Poćwiczyłam dziś solidnie, zrobiłam sobie kolejny dzień z ósemeczkami...bardzo lubie te treningi i póki co mi sie nie znudziły...
Było:
8 minutowa rozgrzewka w postaci biegania po domu a dom mam dośc spory więc i schody są, zmachałam sie to rozgrzewką solidnie, pózniej 8minLEGS, 8minABS, 8minBUNS, 8minARMS i 8minSTRECH w sumie 48 minut ćwiczonek
Jedzeniowo było około 950 kcal, nie chce mi się rozpisywac menu ale byłobardzo ok, na obiad warzywka z patelni.
Zaopatrzyłam się dziś w wagę kuchenna więc moge jutro doznac szoku jak zobaczę ile co waży...
Acha no i mam nadzieję że jutro zmienię wykresik...
Dum zaraz poczytam który hotel wybrałaś, napewno wybór jest słuszny i będziecie zadowoleni.Miłego wieczoru.

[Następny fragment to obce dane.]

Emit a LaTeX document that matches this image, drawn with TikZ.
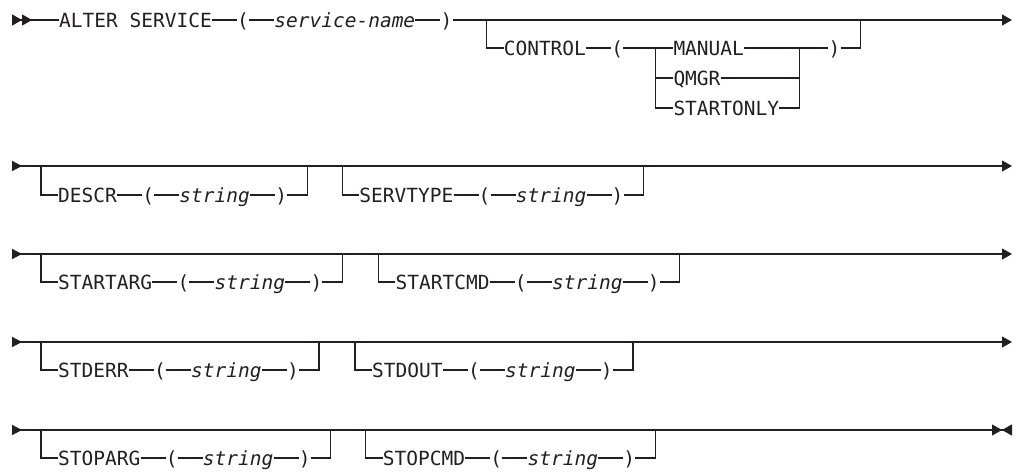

Anusia tak się domyślałam że coś u Ciebie nie gra bo nie było Cię na forum przez cały weekend a teraz wszystko jasne...mam nadzieję że szybko uda się naprawić usterkę komputera bo bez Ciebie smutno...Anusia ja za Ciebie też trzymam kciukasy i mam nadzieję że weekend miałaś ładny dietkowo...Sciskam cię mocno skarbie.